### Dataset records

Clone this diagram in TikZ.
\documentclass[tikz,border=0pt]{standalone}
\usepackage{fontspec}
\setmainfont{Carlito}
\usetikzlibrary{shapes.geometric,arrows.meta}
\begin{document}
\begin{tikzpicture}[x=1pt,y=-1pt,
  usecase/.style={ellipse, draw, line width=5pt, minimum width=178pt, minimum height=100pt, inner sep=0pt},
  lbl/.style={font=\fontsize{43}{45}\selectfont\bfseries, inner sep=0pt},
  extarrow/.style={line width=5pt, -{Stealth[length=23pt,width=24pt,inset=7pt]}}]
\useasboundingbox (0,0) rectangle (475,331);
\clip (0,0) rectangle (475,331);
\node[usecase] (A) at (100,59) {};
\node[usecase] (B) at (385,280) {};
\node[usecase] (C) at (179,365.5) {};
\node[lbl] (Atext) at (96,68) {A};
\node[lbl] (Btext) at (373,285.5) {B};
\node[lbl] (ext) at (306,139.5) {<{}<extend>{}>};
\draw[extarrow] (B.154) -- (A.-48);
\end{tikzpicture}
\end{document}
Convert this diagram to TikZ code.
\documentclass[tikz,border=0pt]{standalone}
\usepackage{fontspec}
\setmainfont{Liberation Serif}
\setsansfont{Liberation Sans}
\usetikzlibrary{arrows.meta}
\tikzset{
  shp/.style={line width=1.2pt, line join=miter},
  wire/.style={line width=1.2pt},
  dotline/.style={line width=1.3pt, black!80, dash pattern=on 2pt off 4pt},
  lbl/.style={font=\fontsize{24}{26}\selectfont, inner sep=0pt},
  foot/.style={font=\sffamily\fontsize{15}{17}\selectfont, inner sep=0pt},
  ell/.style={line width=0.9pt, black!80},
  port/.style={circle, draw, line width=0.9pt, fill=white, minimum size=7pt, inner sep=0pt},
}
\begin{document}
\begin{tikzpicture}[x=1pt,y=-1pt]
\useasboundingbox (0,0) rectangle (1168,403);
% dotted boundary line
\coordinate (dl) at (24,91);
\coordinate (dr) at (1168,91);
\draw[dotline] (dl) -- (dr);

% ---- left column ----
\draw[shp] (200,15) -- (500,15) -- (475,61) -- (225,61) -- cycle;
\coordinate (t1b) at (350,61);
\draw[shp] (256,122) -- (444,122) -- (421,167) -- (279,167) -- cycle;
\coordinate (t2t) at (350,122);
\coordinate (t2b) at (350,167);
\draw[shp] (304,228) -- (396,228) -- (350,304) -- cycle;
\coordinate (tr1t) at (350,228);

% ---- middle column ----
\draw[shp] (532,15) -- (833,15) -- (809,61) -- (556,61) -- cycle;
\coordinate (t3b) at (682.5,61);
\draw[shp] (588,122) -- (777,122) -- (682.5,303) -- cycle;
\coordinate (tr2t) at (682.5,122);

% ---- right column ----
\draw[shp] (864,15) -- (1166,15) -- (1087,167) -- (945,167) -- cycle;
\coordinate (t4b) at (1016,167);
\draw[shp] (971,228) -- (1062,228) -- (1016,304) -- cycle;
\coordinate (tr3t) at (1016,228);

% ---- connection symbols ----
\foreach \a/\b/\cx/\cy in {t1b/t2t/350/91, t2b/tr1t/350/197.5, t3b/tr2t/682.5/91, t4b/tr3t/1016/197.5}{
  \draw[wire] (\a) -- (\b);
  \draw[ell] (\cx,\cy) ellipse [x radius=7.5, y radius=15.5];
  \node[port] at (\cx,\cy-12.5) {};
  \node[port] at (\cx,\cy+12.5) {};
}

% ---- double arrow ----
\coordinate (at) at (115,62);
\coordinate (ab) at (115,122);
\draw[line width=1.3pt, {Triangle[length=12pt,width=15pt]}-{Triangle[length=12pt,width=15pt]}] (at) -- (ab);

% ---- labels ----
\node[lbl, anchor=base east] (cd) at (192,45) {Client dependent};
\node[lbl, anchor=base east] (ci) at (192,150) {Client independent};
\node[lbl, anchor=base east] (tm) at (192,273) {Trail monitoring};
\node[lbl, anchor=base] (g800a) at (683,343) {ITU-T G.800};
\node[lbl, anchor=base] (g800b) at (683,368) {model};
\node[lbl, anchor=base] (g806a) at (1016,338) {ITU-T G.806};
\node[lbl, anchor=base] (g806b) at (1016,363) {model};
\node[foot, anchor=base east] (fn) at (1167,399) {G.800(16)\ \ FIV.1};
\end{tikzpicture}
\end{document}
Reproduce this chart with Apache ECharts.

### The exercise
Repeat the data above, word for word.

### Task result
Clone this diagram in TikZ.
\documentclass[tikz,border=0pt]{standalone}
\usepackage{fontspec}
\setmainfont{Carlito}
\usetikzlibrary{shapes.geometric,arrows.meta}
\begin{document}
\begin{tikzpicture}[x=1pt,y=-1pt,
  usecase/.style={ellipse, draw, line width=5pt, minimum width=178pt, minimum height=100pt, inner sep=0pt},
  lbl/.style={font=\fontsize{43}{45}\selectfont\bfseries, inner sep=0pt},
  extarrow/.style={line width=5pt, -{Stealth[length=23pt,width=24pt,inset=7pt]}}]
\useasboundingbox (0,0) rectangle (475,331);
\clip (0,0) rectangle (475,331);
\node[usecase] (A) at (100,59) {};
\node[usecase] (B) at (385,280) {};
\node[usecase] (C) at (179,365.5) {};
\node[lbl] (Atext) at (96,68) {A};
\node[lbl] (Btext) at (373,285.5) {B};
\node[lbl] (ext) at (306,139.5) {<{}<extend>{}>};
\draw[extarrow] (B.154) -- (A.-48);
\end{tikzpicture}
\end{document}
Convert this diagram to TikZ code.
\documentclass[tikz,border=0pt]{standalone}
\usepackage{fontspec}
\setmainfont{Liberation Serif}
\setsansfont{Liberation Sans}
\usetikzlibrary{arrows.meta}
\tikzset{
  shp/.style={line width=1.2pt, line join=miter},
  wire/.style={line width=1.2pt},
  dotline/.style={line width=1.3pt, black!80, dash pattern=on 2pt off 4pt},
  lbl/.style={font=\fontsize{24}{26}\selectfont, inner sep=0pt},
  foot/.style={font=\sffamily\fontsize{15}{17}\selectfont, inner sep=0pt},
  ell/.style={line width=0.9pt, black!80},
  port/.style={circle, draw, line width=0.9pt, fill=white, minimum size=7pt, inner sep=0pt},
}
\begin{document}
\begin{tikzpicture}[x=1pt,y=-1pt]
\useasboundingbox (0,0) rectangle (1168,403);
% dotted boundary line
\coordinate (dl) at (24,91);
\coordinate (dr) at (1168,91);
\draw[dotline] (dl) -- (dr);

% ---- left column ----
\draw[shp] (200,15) -- (500,15) -- (475,61) -- (225,61) -- cycle;
\coordinate (t1b) at (350,61);
\draw[shp] (256,122) -- (444,122) -- (421,167) -- (279,167) -- cycle;
\coordinate (t2t) at (350,122);
\coordinate (t2b) at (350,167);
\draw[shp] (304,228) -- (396,228) -- (350,304) -- cycle;
\coordinate (tr1t) at (350,228);

% ---- middle column ----
\draw[shp] (532,15) -- (833,15) -- (809,61) -- (556,61) -- cycle;
\coordinate (t3b) at (682.5,61);
\draw[shp] (588,122) -- (777,122) -- (682.5,303) -- cycle;
\coordinate (tr2t) at (682.5,122);

% ---- right column ----
\draw[shp] (864,15) -- (1166,15) -- (1087,167) -- (945,167) -- cycle;
\coordinate (t4b) at (1016,167);
\draw[shp] (971,228) -- (1062,228) -- (1016,304) -- cycle;
\coordinate (tr3t) at (1016,228);

% ---- connection symbols ----
\foreach \a/\b/\cx/\cy in {t1b/t2t/350/91, t2b/tr1t/350/197.5, t3b/tr2t/682.5/91, t4b/tr3t/1016/197.5}{
  \draw[wire] (\a) -- (\b);
  \draw[ell] (\cx,\cy) ellipse [x radius=7.5, y radius=15.5];
  \node[port] at (\cx,\cy-12.5) {};
  \node[port] at (\cx,\cy+12.5) {};
}

% ---- double arrow ----
\coordinate (at) at (115,62);
\coordinate (ab) at (115,122);
\draw[line width=1.3pt, {Triangle[length=12pt,width=15pt]}-{Triangle[length=12pt,width=15pt]}] (at) -- (ab);

% ---- labels ----
\node[lbl, anchor=base east] (cd) at (192,45) {Client dependent};
\node[lbl, anchor=base east] (ci) at (192,150) {Client independent};
\node[lbl, anchor=base east] (tm) at (192,273) {Trail monitoring};
\node[lbl, anchor=base] (g800a) at (683,343) {ITU-T G.800};
\node[lbl, anchor=base] (g800b) at (683,368) {model};
\node[lbl, anchor=base] (g806a) at (1016,338) {ITU-T G.806};
\node[lbl, anchor=base] (g806b) at (1016,363) {model};
\node[foot, anchor=base east] (fn) at (1167,399) {G.800(16)\ \ FIV.1};
\end{tikzpicture}
\end{document}
Reproduce this chart with Apache ECharts.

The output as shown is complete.